Dr. Gamero Garrido talks about his challenge of finding spaces that cater to the intersection of identities, in his case, being gay and Hispanic. Continue reading to learn more about Dr. Gamero Garrido and his suggestions for finding a mentor.
Why Did You Choose Your Current Technical Field?
Dr. Gamero Garrido My research is in the fields of Internet measurements, privacy and security. I am interested in studying large, human-made systems with real impact on people’s lives, so the Internet in general and wide-area networks, in particular, are a great fit for that.
What Does a Typical Day or Week Look Like for You as a Professor?
Dr. Gamero Garrido I supervise several graduate and undergraduate students, so a lot of my time goes to mentorship through 1:1 meetings and technical discussions. The remainder of my time is about evenly split between writing proposals and papers, each, in turn, a combination of research, experimentation, analysis, and scientific reporting.
What’s Been Your Greatest Professional Challenge as a Member of the LGBTQ+ Community, and How Did You Overcome It?
Dr. Gamero Garrido In addition to being openly gay, I’m a member of another underrepresented group: Hispanics in computing. Living at this intersection has been challenging at times, as nearly no space caters to both. I’ve also been incredibly fortunate for having supportive mentors, especially my Ph.D. advisors, and welcoming peers at Women in Computing groups. Both have been essential to my success in academia.

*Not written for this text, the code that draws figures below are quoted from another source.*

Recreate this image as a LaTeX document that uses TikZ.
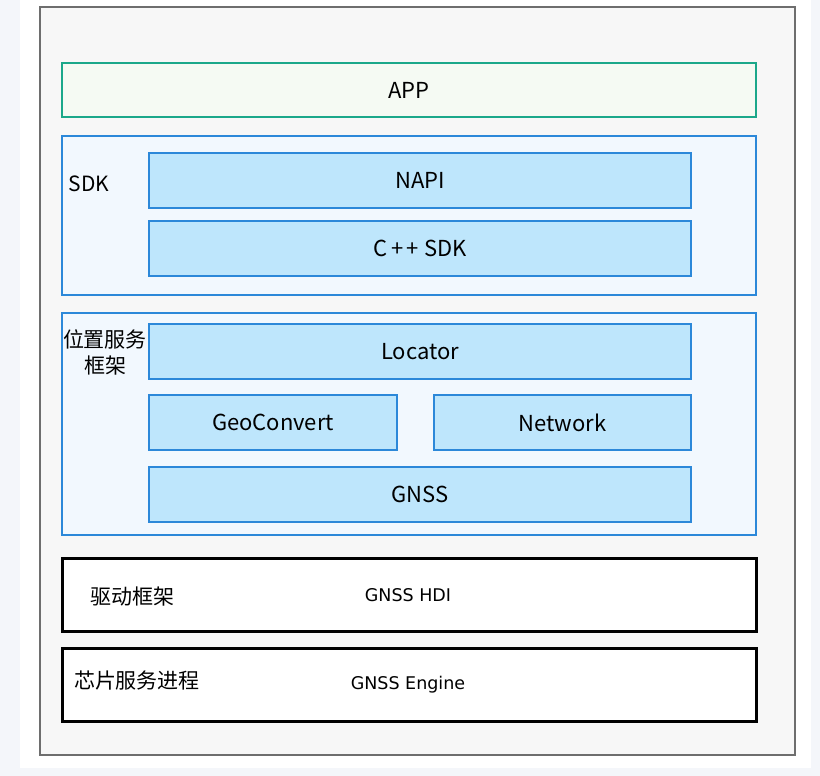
\documentclass[tikz,border=0pt]{standalone}
\usepackage{fontspec}
\setmainfont{Noto Sans CJK SC}
\newfontfamily\smallfont{DejaVu Sans}
\definecolor{pagebg}{HTML}{F4F6FA}
\definecolor{cardbg}{HTML}{FFFFFF}
\definecolor{framebg}{HTML}{F7F7F7}
\definecolor{framedraw}{HTML}{6E6E6E}
\definecolor{appdraw}{HTML}{1BA88A}
\definecolor{appfill}{HTML}{F5FAF3}
\definecolor{layerdraw}{HTML}{2C88D9}
\definecolor{layerfill}{HTML}{F2F8FE}
\definecolor{modfill}{HTML}{BEE6FC}
\tikzset{
  layer/.style={draw=layerdraw, fill=layerfill, line width=2pt, minimum width=694pt, inner sep=0pt},
  module/.style={draw=layerdraw, fill=modfill, line width=2pt, minimum height=55pt, inner sep=0pt, font=\fontsize{22}{26}\selectfont},
  blackbox/.style={draw=black, fill=white, line width=3pt, minimum width=694pt, minimum height=73pt, inner sep=0pt},
  lbl/.style={inner sep=0pt, font=\fontsize{21}{25}\selectfont, align=center},
  sml/.style={inner sep=0pt, font=\smallfont\fontsize{17.5}{20}\selectfont},
}
\begin{document}
\begin{tikzpicture}[x=1pt,y=-1pt]
\useasboundingbox (0,0) rectangle (820,776);
\fill[pagebg] (0,0) rectangle (820,776);
\fill[cardbg] (20,0) rectangle (811,768);
\draw[framedraw, fill=framebg, line width=2pt] (40,7) rectangle (795,755);
% APP
\node[draw=appdraw, fill=appfill, line width=2.5pt, minimum width=694pt, minimum height=54pt, inner sep=0pt, font=\fontsize{22}{26}\selectfont] (app) at (409,90) {APP};
% SDK layer
\node[layer, minimum height=159pt] (sdk) at (409,215.5) {};
\node[lbl] (sdklbl) at (89,184) {SDK};
\node[module, minimum width=542pt] (napi) at (420,180.5) {NAPI};
\node[module, minimum width=542pt] (cpp) at (420,248.5) {C\,+\,+ SDK};
% Location framework
\node[layer, minimum height=222pt] (loc) at (409,424) {};
\node[lbl, font=\fontsize{21}{26}\selectfont] (loclbl) at (105,352) {位置服务\\框架};
\node[module, minimum width=542pt] (locator) at (420,351.5) {Locator};
\node[module, minimum width=248pt] (geo) at (273,422.5) {GeoConvert};
\node[module, minimum width=257pt] (net) at (562.5,422.5) {Network};
\node[module, minimum width=542pt] (gnss) at (420,494.5) {GNSS};
% Driver framework
\node[blackbox] (drv) at (409,595) {};
\node[lbl] (drvlbl) at (132,597) {驱动框架};
\node[sml] (hdi) at (408,595) {GNSS HDI};
% Chip service
\node[blackbox] (chip) at (409,684.5) {};
\node[lbl] (chiplbl) at (137,681) {芯片服务进程};
\node[sml] (engine) at (408,685) {GNSS Engine};
\end{tikzpicture}
\end{document}
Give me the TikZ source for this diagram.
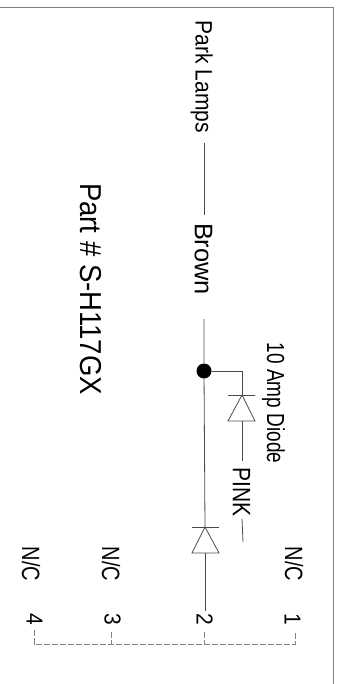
\documentclass[tikz,border=0pt]{standalone}
\usepackage{fontspec}
\setmainfont{Liberation Sans}
\usepackage{tikz}

\definecolor{wiregray}{gray}{0.3}
\definecolor{framegray}{gray}{0.5}

\tikzset{
    lbl/.code 2 args={%
        \pgfmathsetmacro\lblht{0.716*#1}%
        \tikzset{rotate=-90, yscale=#2, transform shape, inner sep=0pt,
            font=\fontsize{#1}{#1}\selectfont, text height=\lblht pt, text depth=0pt}},
    wire/.style={draw=wiregray, line width=0.8pt},
    pinwire/.style={draw=wiregray!70, line width=0.7pt, dash pattern=on 6pt off 2pt},
}

\begin{document}
\begin{tikzpicture}[x=1pt,y=-1pt]
    \useasboundingbox (0,0) rectangle (342,684);

    % Draw the frame
    \draw[framegray, line width=1pt] (0,8) -- (333,8) -- (333,684);

    % Labels
    \node[lbl={21}{1.13}] (parklamps) at (204,77) {Park Lamps};
    \node[lbl={25.4}{1}] (brown) at (204,259) {Brown};
    \node[lbl={27.5}{1.1}] (partno) at (91,289) {Part \# S-H117GX};
    \node[lbl={19}{1.3}] (ampdiode) at (276,403) {10 Amp Diode};
    \node[lbl={21}{1.2}] (pink) at (242,492) {PINK};

    % Pins and their labels
    \node[lbl={20}{1.25}] (nc1) at (294,564) {N/C};
    \node[lbl={20}{1.25}] (nc3) at (111,564) {N/C};
    \node[lbl={20}{1.25}] (nc4) at (31,564) {N/C};
    \node[lbl={21}{1.1}] (pin1) at (293,619) {1};
    \node[lbl={21}{1.1}] (pin2) at (205,619) {2};
    \node[lbl={21}{1.1}] (pin3) at (113,619) {3};
    \node[lbl={21}{1.1}] (pin4) at (35,619) {4};

    % Junction and wire ends
    \node[circle, fill=black, inner sep=0pt, minimum size=15pt] (dot) at (204,371) {};
    \coordinate (brownend) at (204,319);
    \coordinate (corner) at (242,371);
    \coordinate (pinkend) at (243,542);
    \coordinate (mainbar) at (205,527);
    \coordinate (mainbase) at (205,553);
    \coordinate (sidebar) at (242,395);
    \coordinate (sidebase) at (242,421);

    % Draw the main wire
    \draw[wire] (parklamps.east) ++(0,10) -- ([yshift=8pt]brown.west);
    \draw[wire] (brownend) -- (dot) -- (mainbar);
    \draw[wire] (mainbase) -- ([yshift=2pt]pin2.west);

    % Draw the main diode
    \draw[wire] (192,527) -- (219,527);
    \draw[wire] (mainbar) -- (192,553) -- (219,553) -- cycle;

    % Draw the side branch
    \draw[wire] (dot) -- (corner) -- (sidebar);
    \draw[wire] (sidebase) -- ([yshift=6pt]pink.west);
    \draw[wire] ([yshift=-2pt]pink.east) -- (pinkend);

    % Draw the side diode
    \draw[wire] (228,395) -- (255,395);
    \draw[wire] (sidebar) -- (228,421) -- (255,421) -- cycle;

    % Draw the dashed pin bus
    \draw[pinwire] (pin4.east) ++(-1,5) |- (295,644) -- (295,631);
    \draw[pinwire] (111,632) -- (111,644);
    \draw[pinwire] (204,632) -- (204,644);
\end{tikzpicture}
\end{document}
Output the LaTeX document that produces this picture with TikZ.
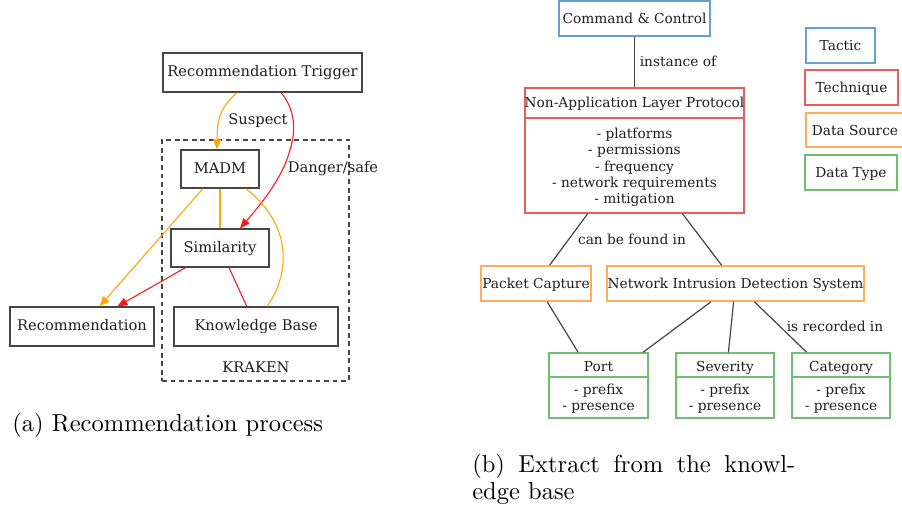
\documentclass[tikz,border=0pt]{standalone}
\usepackage{fontspec}
\newfontfamily\dv{DejaVu Serif}
\newfontfamily\lmten{lmroman10-regular}[Extension=.otf]
\usetikzlibrary{arrows.meta,calc}
\definecolor{tacticc}{RGB}{100,160,212}
\definecolor{techc}{RGB}{232,92,92}
\definecolor{srcc}{RGB}{255,172,95}
\definecolor{typec}{RGB}{112,190,112}
\definecolor{boxgray}{RGB}{70,70,70}
\definecolor{txt}{RGB}{30,30,30}
\definecolor{edgec}{RGB}{68,68,68}
\definecolor{orangec}{RGB}{255,165,0}
\definecolor{redc}{RGB}{255,20,20}
\begin{document}
\begin{tikzpicture}[x=0.75pt,y=-0.75pt,
  lfont/.style={font=\dv\fontsize{11}{13}\selectfont,text height=8.5pt,text depth=2pt},
  rfont/.style={font=\dv\fontsize{10.3}{12.2}\selectfont,text height=7.5pt,text depth=2.4pt},
  rboxfont/.style={font=\dv\fontsize{10.3}{12.2}\selectfont,text height=9pt,text depth=1.5pt},
  rmulti/.style={font=\dv\fontsize{10.3}{12.2}\selectfont},
  gbox/.style={draw=boxgray,line width=0.9pt,inner sep=0pt,text=txt,lfont},
  kbox/.style={line width=1.1pt,inner sep=0pt,text=txt,rboxfont},
  lbl/.style={inner sep=0pt,text=txt,lfont},
  rlbl/.style={inner sep=0pt,text=txt,rfont},
  rbody/.style={inner sep=0pt,text=txt,rmulti,align=center},
  oedge/.style={draw=orangec,line width=0.8pt},
  redge/.style={draw=redc,line width=0.8pt},
  tipped/.style={-{Triangle[length=7.5pt,width=6pt]}},
  kedge/.style={draw=edgec,line width=0.9pt},
  captxt/.style={inner sep=0pt,anchor=base west,font=\lmten\fontsize{18.4}{22}\selectfont}
]
\useasboundingbox (0,0) rectangle (902,504);

% ---------- left: recommendation process ----------
\node[draw=boxgray,dashed,dash pattern=on 3.6pt off 2.8pt,line width=0.8pt,
      minimum width=140.25pt,minimum height=180.75pt,inner sep=0pt] (kraken) at (255.5,260.5) {};
\node[lbl] (krakenlbl) at (256,368.5) {KRAKEN};

\node[gbox,minimum width=149.25pt,minimum height=29.25pt] (trig) at (262.5,72.5) {Recommendation Trigger};
\node[gbox,minimum width=58.5pt,minimum height=28.5pt] (madm) at (220,169) {MADM};
\node[gbox,minimum width=73.5pt,minimum height=28.5pt] (sim) at (220,248) {Similarity};
\node[gbox,minimum width=108pt,minimum height=29.25pt] (rec) at (82,326.5) {Recommendation};
\node[gbox,minimum width=123pt,minimum height=29.25pt] (kb) at (256,326.5) {Knowledge Base};

\node[lbl] (suspect) at (258,120.5) {Suspect};
\node[lbl] (danger) at (333,168.5) {Danger/safe};

\coordinate (rbend) at (290,150);
\draw[oedge,tipped] ($(trig.south)+(-25.5,0)$) .. controls ($(trig.south)+(-40.5,13)$) and ($(madm.north)+(-3,-32)$) .. ($(madm.north)+(-3,0)$);
\draw[redge,tipped] ($(trig.south)+(18.5,0)$) .. controls ($(trig.south)+(29.5,13)$) and ($(rbend)+(8,-25)$) .. (rbend)
   .. controls ($(rbend)+(-8,30)$) and ($(sim.north)+(38,-21)$) .. ($(sim.north)+(20,0)$);
\draw[oedge,tipped] (madm) -- (rec);
\draw[oedge] (madm) -- (sim);
\draw[oedge] ($(madm.south)+(26,0)$) .. controls ($(madm.south)+(73,37)$) and ($(kb.north)+(34,-32)$) .. ($(kb.north)+(11,0)$);
\draw[redge,tipped] (sim) -- (rec);
\draw[redge] (sim) -- (kb);

\node[captxt] (capa) at (12,431) {(a) Recommendation process};

% ---------- right: knowledge base extract ----------
\node[kbox,draw=tacticc,minimum width=113.25pt,minimum height=26.25pt] (cc) at (634.5,18.5) {Command \& Control};
\node[kbox,draw=techc,minimum width=164.25pt,minimum height=93.75pt] (nal) at (634.5,150.5) {};
\draw[techc,line width=1.1pt] (nal.west |- 0,118) -- (nal.east |- 0,118);
\node[rlbl] (naltitle) at (634.5,104.5) {Non-Application Layer Protocol};
\node[rbody] (nalbody) at (634.5,167.5) {- platforms\\- permissions\\- frequency\\- network requirements\\- mitigation};
\node[rlbl] (inst) at (678,63) {instance of};
\draw[kedge] (cc) -- (nal);

% legend
\node[kbox,draw=tacticc,minimum width=51.75pt,minimum height=26.25pt] (lt) at (840.5,45.5) {Tactic};
\node[kbox,draw=techc,minimum width=69.75pt,minimum height=26.25pt] (lq) at (851.5,87.5) {Technique};
\node[kbox,draw=srcc,minimum width=73.5pt,minimum height=25.5pt] (ls) at (855,130) {Data Source};
\node[kbox,draw=typec,minimum width=69pt,minimum height=26.25pt] (ly) at (851,172.5) {Data Type};

\node[kbox,draw=srcc,minimum width=82.5pt,minimum height=26.25pt] (pc) at (536,283.5) {Packet Capture};
\node[kbox,draw=srcc,minimum width=192.75pt,minimum height=26.25pt] (nids) at (735.5,283.5) {Network Intrusion Detection System};
\node[rlbl] (found) at (632,241) {can be found in};
\draw[kedge] (nal) -- (pc);
\draw[kedge] (nal) -- (nids);

\foreach \nm/\cx/\ttl/\w in {port/598.5/Port/74.25, sev/725/Severity/73.5, cat/841/Category/73.5}{
  \node[kbox,draw=typec,minimum width=\w pt,minimum height=48.75pt] (\nm) at (\cx,385.5) {};
  \draw[typec,line width=1.1pt] (\nm.west |- 0,377) -- (\nm.east |- 0,377);
  \node[rlbl] (\nm title) at (\cx,368) {\ttl};
  \node[rbody] (\nm body) at (\cx,398.5) {- prefix\\- presence};
}
\node[rlbl] (rec2) at (835,328) {is recorded in};
\draw[kedge] (pc) -- (port);
\draw[kedge] (nids) -- (port);
\draw[kedge] (nids) -- (sev);
\draw[kedge] (nids) -- (cat);

\node[captxt] (capb1) at (472,472) {\hbox to 242.25pt{(b)\hfill Extract\hfill from\hfill the\hfill knowl-}};
\node[captxt] (capb2) at (472,499) {edge base};
\end{tikzpicture}
\end{document}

What Is One Piece of Advice You Can Give to LGBTQ+ Students and Early Career Professionals?
Dr. Gamero Garrido Mentors are incredibly important, but they have to be a good fit for you, and it helps if you can be open with them about issues in your personal life as well. They don’t need to be LGBTQ+ themselves, or even at your current institution, but having support from someone who has been through similar life experiences is essential.
Based on Your Personal Experiences, What Is One Step Companies/Universities Can Take To Make Stem More Welcoming and Inclusive for Members of the LGBT+ Community?
Dr. Gamero Garrido One thing I admired was my alma mater’s Turing Scholarship, which is for “UC San Diego undergraduates who actively support the LGBTQIA+ community and major in computer science.” Positive opportunities such as this scholarship feel very encouraging, but are sadly not very common.
What Is One Thing in Your Field or within Computing That You’re Most Excited About?
Dr. Gamero Garrido I am excited about the growing conversation regarding the future of networked systems and their impact on society at large. It seems like the many challenges on Internet policy, pressed on by the immense and rapid growth of the Internet, are becoming a priority.
About Dr. Alex Gamero Garrido:
Dr. Gamero Garrido is an openly gay, cis man, who uses he/they pronouns, and is full out professionally. He lives in Boston, Massachusetts with his husband and works as a Future Faculty Fellow at Northeastern University’s Khoury College of Computer Sciences, and is mentored by Prof. David Choffines.
He received his B.Eng. in Electronics Engineering from Simón Bolívar University in Venezuela. Then, he completed his M.Sc. in Technology and Policy at MIT and his PhD in Computer Science at the University of California, San Diego.
Fields Dr. Gamero Garrido works in: Computer networks, Internet measurement, security and privacy.
His favorite quote is a line from Antonio Machado’s poem, “Caminante, No Hay Camino.” It goes, “Caminante, no hay camino, se hace camino al andar,” translated it means “traveler, there is no road. You make your path as you walk.”